Return, exactly as written, every line from the first line of the data below through the line that contains "const yTicks = [0.00, 0.04, 0.08, 0.12, 0.16, 0.20];".

>>>>>

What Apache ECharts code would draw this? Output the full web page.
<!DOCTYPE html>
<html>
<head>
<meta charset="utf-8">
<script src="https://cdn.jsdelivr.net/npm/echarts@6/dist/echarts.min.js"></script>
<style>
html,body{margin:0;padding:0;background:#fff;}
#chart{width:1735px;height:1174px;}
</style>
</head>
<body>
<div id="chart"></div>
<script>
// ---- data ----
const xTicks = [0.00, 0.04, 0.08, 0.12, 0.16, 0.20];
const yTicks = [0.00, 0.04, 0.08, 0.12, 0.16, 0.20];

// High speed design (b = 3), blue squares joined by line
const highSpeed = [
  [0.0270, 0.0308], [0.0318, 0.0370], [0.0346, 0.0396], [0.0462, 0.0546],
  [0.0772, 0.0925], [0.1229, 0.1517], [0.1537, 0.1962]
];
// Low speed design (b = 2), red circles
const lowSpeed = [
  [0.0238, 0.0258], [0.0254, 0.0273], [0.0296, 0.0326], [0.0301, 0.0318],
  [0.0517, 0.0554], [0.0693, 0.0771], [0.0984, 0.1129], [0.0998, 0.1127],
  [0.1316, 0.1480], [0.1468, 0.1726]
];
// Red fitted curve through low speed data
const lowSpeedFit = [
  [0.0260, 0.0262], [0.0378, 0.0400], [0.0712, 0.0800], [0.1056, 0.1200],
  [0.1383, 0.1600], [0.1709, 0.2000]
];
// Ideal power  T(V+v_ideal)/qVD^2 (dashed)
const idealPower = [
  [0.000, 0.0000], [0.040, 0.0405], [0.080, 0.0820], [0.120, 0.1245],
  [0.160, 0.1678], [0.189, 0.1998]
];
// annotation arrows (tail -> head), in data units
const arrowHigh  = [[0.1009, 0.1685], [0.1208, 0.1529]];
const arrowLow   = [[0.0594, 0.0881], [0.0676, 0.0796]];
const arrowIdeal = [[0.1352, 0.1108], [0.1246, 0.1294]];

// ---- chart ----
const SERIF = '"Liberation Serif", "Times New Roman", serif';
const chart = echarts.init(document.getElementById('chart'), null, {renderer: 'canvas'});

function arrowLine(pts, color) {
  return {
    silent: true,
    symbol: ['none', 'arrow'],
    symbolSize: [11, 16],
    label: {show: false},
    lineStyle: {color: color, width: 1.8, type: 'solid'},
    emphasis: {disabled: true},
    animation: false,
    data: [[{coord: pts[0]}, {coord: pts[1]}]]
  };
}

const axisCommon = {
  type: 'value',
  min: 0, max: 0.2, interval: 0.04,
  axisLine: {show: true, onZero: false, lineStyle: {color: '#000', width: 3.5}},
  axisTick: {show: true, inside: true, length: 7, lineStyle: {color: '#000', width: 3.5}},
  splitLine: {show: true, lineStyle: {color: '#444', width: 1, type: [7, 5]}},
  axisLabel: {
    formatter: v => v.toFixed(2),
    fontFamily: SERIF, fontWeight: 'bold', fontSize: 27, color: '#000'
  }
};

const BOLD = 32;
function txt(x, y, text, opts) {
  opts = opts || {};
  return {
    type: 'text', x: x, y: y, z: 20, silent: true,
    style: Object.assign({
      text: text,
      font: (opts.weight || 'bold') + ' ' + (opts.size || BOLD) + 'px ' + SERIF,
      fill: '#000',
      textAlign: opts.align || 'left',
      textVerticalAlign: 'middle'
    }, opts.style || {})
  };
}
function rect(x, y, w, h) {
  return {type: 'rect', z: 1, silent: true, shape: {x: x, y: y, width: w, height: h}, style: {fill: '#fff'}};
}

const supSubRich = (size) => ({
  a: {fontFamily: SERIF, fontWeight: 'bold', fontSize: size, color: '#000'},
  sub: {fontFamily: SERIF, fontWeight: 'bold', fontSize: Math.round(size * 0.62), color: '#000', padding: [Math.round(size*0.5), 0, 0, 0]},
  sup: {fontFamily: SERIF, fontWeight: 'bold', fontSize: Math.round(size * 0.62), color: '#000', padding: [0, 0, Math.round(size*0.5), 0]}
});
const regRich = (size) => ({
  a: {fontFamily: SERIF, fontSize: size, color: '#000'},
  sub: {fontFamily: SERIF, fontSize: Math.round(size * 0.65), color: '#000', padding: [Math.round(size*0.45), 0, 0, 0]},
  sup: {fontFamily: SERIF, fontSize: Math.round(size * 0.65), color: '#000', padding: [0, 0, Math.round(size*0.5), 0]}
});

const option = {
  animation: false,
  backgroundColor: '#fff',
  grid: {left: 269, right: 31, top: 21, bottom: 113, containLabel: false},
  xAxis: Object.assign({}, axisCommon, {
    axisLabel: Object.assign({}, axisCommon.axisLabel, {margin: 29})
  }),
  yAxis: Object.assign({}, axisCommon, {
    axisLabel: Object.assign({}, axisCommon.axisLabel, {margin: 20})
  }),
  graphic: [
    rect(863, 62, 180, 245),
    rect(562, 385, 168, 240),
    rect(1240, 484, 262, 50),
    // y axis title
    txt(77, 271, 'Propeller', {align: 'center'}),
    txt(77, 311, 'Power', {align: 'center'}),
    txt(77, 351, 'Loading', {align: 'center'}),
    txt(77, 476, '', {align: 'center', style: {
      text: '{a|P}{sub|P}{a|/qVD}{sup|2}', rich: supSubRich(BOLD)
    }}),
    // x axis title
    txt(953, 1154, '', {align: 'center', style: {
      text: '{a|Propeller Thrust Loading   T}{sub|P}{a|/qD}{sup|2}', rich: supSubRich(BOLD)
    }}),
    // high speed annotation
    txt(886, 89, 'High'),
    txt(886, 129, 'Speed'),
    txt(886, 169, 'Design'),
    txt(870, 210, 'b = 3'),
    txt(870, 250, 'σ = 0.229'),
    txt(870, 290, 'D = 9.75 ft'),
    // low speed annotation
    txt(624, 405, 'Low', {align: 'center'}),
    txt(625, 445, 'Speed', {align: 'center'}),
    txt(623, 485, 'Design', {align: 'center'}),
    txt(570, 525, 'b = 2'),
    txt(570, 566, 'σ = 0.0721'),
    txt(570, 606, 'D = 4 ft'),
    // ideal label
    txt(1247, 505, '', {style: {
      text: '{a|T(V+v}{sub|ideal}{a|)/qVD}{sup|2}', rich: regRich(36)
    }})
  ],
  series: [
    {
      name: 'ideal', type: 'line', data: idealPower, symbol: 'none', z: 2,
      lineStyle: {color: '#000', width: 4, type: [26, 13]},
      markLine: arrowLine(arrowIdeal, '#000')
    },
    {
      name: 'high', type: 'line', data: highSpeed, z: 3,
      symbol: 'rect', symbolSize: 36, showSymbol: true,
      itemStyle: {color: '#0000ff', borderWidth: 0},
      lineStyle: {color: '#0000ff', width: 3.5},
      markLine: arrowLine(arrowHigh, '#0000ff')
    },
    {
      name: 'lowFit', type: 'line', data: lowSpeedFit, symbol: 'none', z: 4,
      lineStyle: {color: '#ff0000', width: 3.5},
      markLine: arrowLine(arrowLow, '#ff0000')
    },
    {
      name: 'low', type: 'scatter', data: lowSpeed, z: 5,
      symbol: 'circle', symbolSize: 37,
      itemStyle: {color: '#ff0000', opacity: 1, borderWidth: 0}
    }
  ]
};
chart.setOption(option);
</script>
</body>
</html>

<<<<<

Written reply:
What Apache ECharts code would draw this? Output the full web page.
<!DOCTYPE html>
<html>
<head>
<meta charset="utf-8">
<script src="https://cdn.jsdelivr.net/npm/echarts@6/dist/echarts.min.js"></script>
<style>
html,body{margin:0;padding:0;background:#fff;}
#chart{width:1735px;height:1174px;}
</style>
</head>
<body>
<div id="chart"></div>
<script>
// ---- data ----
const xTicks = [0.00, 0.04, 0.08, 0.12, 0.16, 0.20];
const yTicks = [0.00, 0.04, 0.08, 0.12, 0.16, 0.20];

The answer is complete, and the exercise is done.